Many people who do the triceps dip improperly are actually already doing a chest dip. The two exercises are essentially the same, except with the chest dip, you hold your torso at an angle a bit forward over your feet. This changes the work from your triceps to your chest.
The triceps dip would have you moving straight up and down, while the chest dip has you angled. That slight change makes all the difference.
If you want to make the move more difficult, you can use a weight belt. You could also just hold your body steady when you get to the bottom.
Calisthenics Chest Workout: For Beginners
If the above workout routine seems entirely too challenging for you, don’t fret. We have a beginner workout available, as well.
Calisthenics is excellent for your body, and we don’t want to turn you off to getting started just because you think you can’t do the exercises. You can, but perhaps you have to start off the exercises with a bit of modification.

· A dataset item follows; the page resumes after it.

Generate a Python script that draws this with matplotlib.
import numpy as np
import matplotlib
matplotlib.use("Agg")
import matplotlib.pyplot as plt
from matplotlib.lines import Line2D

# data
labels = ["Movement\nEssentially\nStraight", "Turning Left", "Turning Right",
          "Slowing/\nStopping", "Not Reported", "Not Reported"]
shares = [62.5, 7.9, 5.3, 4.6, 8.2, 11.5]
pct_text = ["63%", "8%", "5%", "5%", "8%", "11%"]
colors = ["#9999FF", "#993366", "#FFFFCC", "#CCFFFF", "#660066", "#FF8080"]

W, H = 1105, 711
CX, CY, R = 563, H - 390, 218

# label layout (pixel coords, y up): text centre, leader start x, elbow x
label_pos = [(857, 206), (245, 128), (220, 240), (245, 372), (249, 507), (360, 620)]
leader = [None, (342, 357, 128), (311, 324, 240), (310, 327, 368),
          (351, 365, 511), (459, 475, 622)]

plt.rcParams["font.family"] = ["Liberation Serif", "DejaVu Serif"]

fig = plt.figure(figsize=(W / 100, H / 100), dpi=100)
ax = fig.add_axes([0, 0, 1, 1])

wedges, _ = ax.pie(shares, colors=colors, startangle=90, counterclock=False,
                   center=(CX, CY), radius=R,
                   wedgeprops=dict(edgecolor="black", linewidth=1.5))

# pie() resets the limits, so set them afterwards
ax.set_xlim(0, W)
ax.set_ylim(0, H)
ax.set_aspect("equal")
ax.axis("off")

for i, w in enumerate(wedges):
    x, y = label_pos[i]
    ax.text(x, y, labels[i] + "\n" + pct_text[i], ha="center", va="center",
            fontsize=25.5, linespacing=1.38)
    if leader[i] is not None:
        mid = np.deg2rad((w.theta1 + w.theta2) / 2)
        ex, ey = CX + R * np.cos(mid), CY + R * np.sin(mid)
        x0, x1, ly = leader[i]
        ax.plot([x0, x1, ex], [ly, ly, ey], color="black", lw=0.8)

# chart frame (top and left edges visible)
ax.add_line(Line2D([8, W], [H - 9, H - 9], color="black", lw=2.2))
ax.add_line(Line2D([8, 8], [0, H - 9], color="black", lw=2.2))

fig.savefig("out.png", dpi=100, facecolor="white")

If you are new to this type of workout, try the following exercises as a starting point:
1. Assisted Chest Dip
This is the exact same exercise that was highlighted above, except you can perform it on a machine at the gym. It will add in some weight to help lift you up if you can’t push yourself up just yet.

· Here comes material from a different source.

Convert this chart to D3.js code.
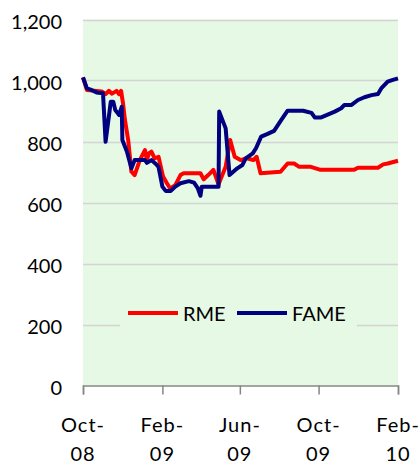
<!DOCTYPE html>
<html>
<head>
<meta charset="utf-8">
<script src="https://cdn.jsdelivr.net/npm/d3@7"></script>
<style>
  html, body { margin: 0; padding: 0; background: #ffffff; }
  svg { display: block; }
  text { font-family: Lato, "Open Sans", "Liberation Sans", sans-serif; fill: #000; }
</style>
</head>
<body>
<svg id="chart" width="419" height="464"></svg>
<script>
// ---- data ----
const seriesNames = ["RME", "FAME"];
const rmeDates = ["2008-10-01","2008-10-07","2008-10-22","2008-10-30","2008-11-05","2008-11-10","2008-11-15","2008-11-22","2008-11-26","2008-11-29","2008-12-02","2008-12-05","2008-12-10","2008-12-15","2008-12-20","2008-12-28","2009-01-05","2009-01-08","2009-01-11","2009-01-15","2009-01-20","2009-01-26","2009-02-02","2009-02-08","2009-02-13","2009-02-21","2009-03-01","2009-03-06","2009-04-01","2009-04-06","2009-04-13","2009-04-21","2009-04-29","2009-05-10","2009-05-17","2009-05-24","2009-06-02","2009-06-12","2009-06-22","2009-06-27","2009-07-03","2009-08-03","2009-08-14","2009-08-24","2009-09-01","2009-09-19","2009-10-04","2009-11-25","2009-12-01","2010-01-01","2010-01-09","2010-01-16","2010-02-01"];
const rmeValues = [1010,969,966,964,955,966,957,966,955,966,925,870,805,701,690,739,772,739,761,767,745,750,685,663,646,657,690,696,696,676,690,707,660,717,805,750,739,745,739,750,696,701,728,728,717,717,707,707,714,714,725,728,737];
const fameDates = ["2008-10-01","2008-10-07","2008-10-14","2008-10-22","2008-11-01","2008-11-05","2008-11-13","2008-11-17","2008-11-20","2008-11-26","2008-11-30","2008-12-01","2008-12-08","2008-12-15","2008-12-20","2009-01-05","2009-01-08","2009-01-15","2009-01-21","2009-01-26","2009-02-01","2009-02-06","2009-02-14","2009-02-21","2009-03-01","2009-03-14","2009-03-22","2009-03-28","2009-04-01","2009-04-03","2009-04-29","2009-04-30","2009-05-10","2009-05-16","2009-05-28","2009-06-05","2009-06-10","2009-06-21","2009-06-26","2009-07-04","2009-07-14","2009-07-24","2009-08-04","2009-08-14","2009-09-07","2009-09-20","2009-09-25","2009-10-05","2009-10-16","2009-10-26","2009-11-05","2009-11-10","2009-11-21","2009-12-01","2009-12-11","2009-12-22","2010-01-01","2010-01-06","2010-01-16","2010-01-24","2010-02-01"];
const fameValues = [1010,974,969,961,958,799,930,930,903,887,914,805,767,712,739,739,730,739,728,717,652,638,638,652,663,670,665,646,622,652,652,898,843,690,712,723,745,761,778,816,825,835,870,901,901,894,879,879,889,898,909,920,920,936,945,952,956,974,996,1002,1007];
const yTicks = [0,200,400,600,800,1000,1200];
const xTickDates = ["2008-10-01","2009-02-01","2009-06-01","2009-10-01","2010-02-01"];
const xTickLabels = [["Oct-","08"],["Feb-","09"],["Jun-","09"],["Oct-","09"],["Feb-","10"]];
const colors = ["#ff0000", "#000080"];

// ---- chart ----
const parse = d3.timeParse("%Y-%m-%d");
const svg = d3.select("#chart");
const L = 83, R = 398, T = 19.5, B = 385.5;

const x = d3.scaleTime().domain([parse("2008-10-01"), parse("2010-02-01")]).range([L, R]);
const y = d3.scaleLinear().domain([0, 1200]).range([B, T]);

// plot background
svg.append("rect").attr("x", L).attr("y", T).attr("width", R - L).attr("height", B - T)
  .attr("fill", "#e6f9e4");

// gridlines
svg.append("g").selectAll("line").data(yTicks.filter(v => v > 0)).join("line")
  .attr("x1", L).attr("x2", R)
  .attr("y1", d => Math.round(y(d)) + 0.5).attr("y2", d => Math.round(y(d)) + 0.5)
  .attr("stroke", "#d4d4d4").attr("stroke-width", 1.5);

// y labels
svg.append("g").selectAll("text").data(yTicks).join("text")
  .attr("x", 62).attr("y", d => y(d) + 9)
  .attr("text-anchor", "end").attr("font-size", 20)
  .text(d => d3.format(",")(d));

// x axis
const xAxis = d3.axisBottom(x)
  .tickValues(xTickDates.map(parse))
  .tickSize(9).tickFormat("");
const gx = svg.append("g").attr("transform", `translate(0,${B})`).call(xAxis);
gx.select(".domain").attr("stroke", "#868686").attr("stroke-width", 1.5);
gx.selectAll(".tick line").attr("stroke", "#868686").attr("stroke-width", 1.5);

svg.append("g").selectAll("text").data(xTickDates).join("text")
  .attr("text-anchor", "middle").attr("font-size", 20).attr("letter-spacing", 1)
  .attr("transform", d => `translate(${x(parse(d))},0)`)
  .each(function(d, i) {
    const t = d3.select(this);
    t.append("tspan").attr("x", 0).attr("y", 432).text(xTickLabels[i][0]);
    t.append("tspan").attr("x", 0).attr("y", 461).text(xTickLabels[i][1]);
  });

// lines
const line = d3.line().x(d => x(d[0])).y(d => y(d[1]));
const rmeData = rmeDates.map((d, i) => [parse(d), rmeValues[i]]);
const fameData = fameDates.map((d, i) => [parse(d), fameValues[i]]);
[rmeData, fameData].forEach((data, i) => {
  svg.append("path").datum(data).attr("d", line)
    .attr("fill", "none").attr("stroke", colors[i]).attr("stroke-width", 4)
    .attr("stroke-linejoin", "round");
});

// legend
const lg = svg.append("g");
lg.append("rect").attr("x", 120).attr("y", 300).attr("width", 237).attr("height", 30).attr("fill", "#e6f9e4");
const legendX = [128, 237];
seriesNames.forEach((n, i) => {
  lg.append("line").attr("x1", legendX[i]).attr("x2", legendX[i] + 50)
    .attr("y1", 313).attr("y2", 313).attr("stroke", colors[i]).attr("stroke-width", 4);
  lg.append("text").attr("x", legendX[i] + 55).attr("y", 321).attr("font-size", 20).text(n);
});
</script>
</body>
</html>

The machine is at every gym, but if for some reason, yours doesn’t have one, you can also use resistance bands. Just tie them to the handles where you put your hands and then bend your knees and put the band under your ankles. This will help push you up a bit.
If you do choose to use bands, make sure the ones you have are of good quality and don’t run the risk of snapping on you.
2. Push-up (Modified)
Most people are familiar with this push-up modification. In this modification, you do the push-up the exact same way, but you keep your knees on the ground. This makes the movement overall easier since you aren’t pushing as much weight up.
A lot of people find that they are in between a modified push-up and a regular one. This is pretty common. If it applies to you, you can make a modified push-up more difficult by holding the bottom position for a couple of seconds.
Continue doing modified push-ups, and you should progress to a standard one really quickly. The key here, really, is to be consistent.
3. Push-Up Flys (Modified)
Start by getting into the modified push-up position. Then, you need to make a fly movement. You can do so by angling yourself to one side. You can emphasize the movement like you would if you were making a fly movement. Then, alternate between your arms.
If this workout proves too easy for you, you can choose to place your feet on the ground as if you were performing a standard push-up instead of a modified one.
Those are the two versions of a calisthenics chest workout. There is no shame in starting with the beginner workout and moving toward the more intermediate one. Just get started, and you’ll be building chest muscles without weights.